Has FBI director James Comey run afoul of federal law? Richard Painter, the chief White House ethics lawyer in the George W. Bush administration, makes a plausible case:
The F.B.I.’s job is to investigate, not to influence the outcome of an election.
Such acts could also be prohibited under the Hatch Act, which bars the use of an official position to influence an election. That is why the F.B.I. presumably would keep those aspects of an investigation confidential until after the election.
And that is why, on Saturday, I filed a complaint against the F.B.I. with the Office of Special Counsel, which investigates Hatch Act violations, and with the Office of Government Ethics. I have spent much of my career working on government ethics and lawyers’ ethics, including two and a half years as the chief White House ethics lawyer for President George W. Bush, and I never thought that the F.B.I. could be dragged into a political circus surrounding one of its investigations. Until this week.
(For the sake of full disclosure, in this election I have supported Jeb Bush, Marco Rubio, John Kasich and Hillary Clinton for president, in that order.)
On Friday, the director of the F.B.I., James B. Comey, sent to members of Congress a letter updating them on developments in the agency’s investigation of Mrs. Clinton’s emails, an investigation which supposedly was closed months ago. This letter, which was quickly posted on the internet, made highly unusual public statements about an F.B.I. investigation concerning a candidate in the election. The letter was sent in violation of a longstanding Justice Department policy of not discussing specifics about pending investigations with others, including members of Congress. According to some news reports on Saturday, the letter was sent before the F.B.I. had even obtained the search warrant that it needed to look at the newly discovered emails. And it was sent days before the election, at a time when many Americans are already voting.
Violations of the Hatch Act and of government ethics rules on misuse of official positions are not permissible in any circumstances, including in the case of an executive branch official acting under pressure from politically motivated members of Congress. Such violations are of even greater concern when the agency is the F.B.I.
Miles Grant also notes that there was no logical basis for Comey’s actions:
Some journalists are trying to claim Comey had no good choice here – that Democrats are mad he told Republicans about emails he hasn’t read yet, but that Republicans would’ve been mad if he’d stayed quiet. This is totally false. Comey had policy to guide him: Don’t discuss cases in public. Comey chose to break that policy 11 days before an election with information he knew his fellow Republicans would use for partisan political purposes against the Democratic presidential candidate. “Republicans would’ve been mad Comey didn’t break policy to fuel partisan attacks” is not a reason to break policy.

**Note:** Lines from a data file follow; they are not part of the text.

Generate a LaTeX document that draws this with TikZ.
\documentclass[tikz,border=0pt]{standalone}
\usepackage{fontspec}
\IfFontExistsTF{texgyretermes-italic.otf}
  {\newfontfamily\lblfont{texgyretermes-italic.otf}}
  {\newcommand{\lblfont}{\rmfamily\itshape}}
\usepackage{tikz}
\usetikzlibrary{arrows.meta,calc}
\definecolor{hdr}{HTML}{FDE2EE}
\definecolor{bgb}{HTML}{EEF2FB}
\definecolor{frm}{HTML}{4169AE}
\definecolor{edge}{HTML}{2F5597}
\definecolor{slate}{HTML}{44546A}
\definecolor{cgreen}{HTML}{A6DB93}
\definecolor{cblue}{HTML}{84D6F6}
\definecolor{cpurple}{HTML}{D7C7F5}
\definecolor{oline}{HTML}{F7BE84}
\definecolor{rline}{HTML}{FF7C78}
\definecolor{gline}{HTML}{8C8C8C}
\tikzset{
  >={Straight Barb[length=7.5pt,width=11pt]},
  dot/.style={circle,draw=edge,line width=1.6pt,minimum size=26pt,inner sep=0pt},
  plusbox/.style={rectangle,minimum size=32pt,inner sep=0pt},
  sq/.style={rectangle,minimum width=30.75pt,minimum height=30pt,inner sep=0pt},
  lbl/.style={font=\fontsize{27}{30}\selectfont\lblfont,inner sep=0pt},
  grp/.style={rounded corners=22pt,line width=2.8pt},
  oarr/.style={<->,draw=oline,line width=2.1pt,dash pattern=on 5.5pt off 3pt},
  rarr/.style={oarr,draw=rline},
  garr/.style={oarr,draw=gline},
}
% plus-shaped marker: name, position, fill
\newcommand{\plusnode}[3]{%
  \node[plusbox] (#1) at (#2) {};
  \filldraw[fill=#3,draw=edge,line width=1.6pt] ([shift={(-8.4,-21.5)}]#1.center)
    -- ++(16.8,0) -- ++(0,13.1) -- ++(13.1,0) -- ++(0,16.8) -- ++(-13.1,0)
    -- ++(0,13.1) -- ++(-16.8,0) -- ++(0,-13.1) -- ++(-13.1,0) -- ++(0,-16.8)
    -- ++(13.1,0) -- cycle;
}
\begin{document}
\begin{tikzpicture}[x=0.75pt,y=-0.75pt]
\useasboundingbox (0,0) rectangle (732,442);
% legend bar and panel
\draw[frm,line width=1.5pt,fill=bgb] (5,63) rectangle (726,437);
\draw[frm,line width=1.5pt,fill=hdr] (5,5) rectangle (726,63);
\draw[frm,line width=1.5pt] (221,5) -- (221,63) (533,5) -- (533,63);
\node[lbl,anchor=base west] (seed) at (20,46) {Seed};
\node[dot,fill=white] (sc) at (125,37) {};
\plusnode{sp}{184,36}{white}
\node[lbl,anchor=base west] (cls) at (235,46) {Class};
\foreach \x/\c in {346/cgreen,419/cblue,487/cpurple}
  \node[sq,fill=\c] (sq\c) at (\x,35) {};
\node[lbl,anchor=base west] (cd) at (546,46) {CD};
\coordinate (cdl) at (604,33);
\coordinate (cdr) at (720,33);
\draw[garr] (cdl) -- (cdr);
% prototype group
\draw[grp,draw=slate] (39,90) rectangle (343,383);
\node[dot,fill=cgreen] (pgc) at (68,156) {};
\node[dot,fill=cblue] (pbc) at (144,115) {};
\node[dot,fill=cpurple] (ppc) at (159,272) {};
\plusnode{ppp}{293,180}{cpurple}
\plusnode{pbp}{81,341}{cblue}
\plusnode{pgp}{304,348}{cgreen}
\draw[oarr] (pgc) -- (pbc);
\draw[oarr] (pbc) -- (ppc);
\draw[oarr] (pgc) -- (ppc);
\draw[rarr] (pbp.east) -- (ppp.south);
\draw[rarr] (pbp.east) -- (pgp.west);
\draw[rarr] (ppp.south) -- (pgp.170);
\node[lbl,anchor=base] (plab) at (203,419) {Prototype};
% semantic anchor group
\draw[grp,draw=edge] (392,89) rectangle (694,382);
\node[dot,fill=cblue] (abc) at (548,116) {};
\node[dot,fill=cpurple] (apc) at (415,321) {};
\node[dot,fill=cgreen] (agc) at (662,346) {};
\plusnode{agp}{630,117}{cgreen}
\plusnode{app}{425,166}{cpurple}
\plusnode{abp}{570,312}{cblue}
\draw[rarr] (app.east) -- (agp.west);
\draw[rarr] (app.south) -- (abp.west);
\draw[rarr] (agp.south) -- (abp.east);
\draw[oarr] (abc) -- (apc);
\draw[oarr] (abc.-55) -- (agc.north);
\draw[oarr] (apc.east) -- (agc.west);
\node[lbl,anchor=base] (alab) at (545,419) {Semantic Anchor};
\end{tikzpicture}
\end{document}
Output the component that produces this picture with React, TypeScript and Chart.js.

Grant also notes that President Obama should have never hired a Republican to run the agency in the first place. Scott Lemeiux hopes that Democratic Presidents stop hiring Republicans in the name of faux-bipartisanship: one wonders if Obama was motivated to hire Comey by the same thinking exhibited in his flawed, though historic, speech to the 2004 Democratic National Convention–
i.e., the idea that most Republicans don’t really put party before country, that only some members of the GOP are bad, that we’re all just alike whether we have a (D) or an (R) next to their names. If Comey’s contemptible choice leads to the election of the man who thought Obama wasn’t even born in this country, one wonders if Obama will look at himself in the mirror before he leaves office, and curse at himself for not smartening up years ago about just how partisan-to-the-bone Republicans are.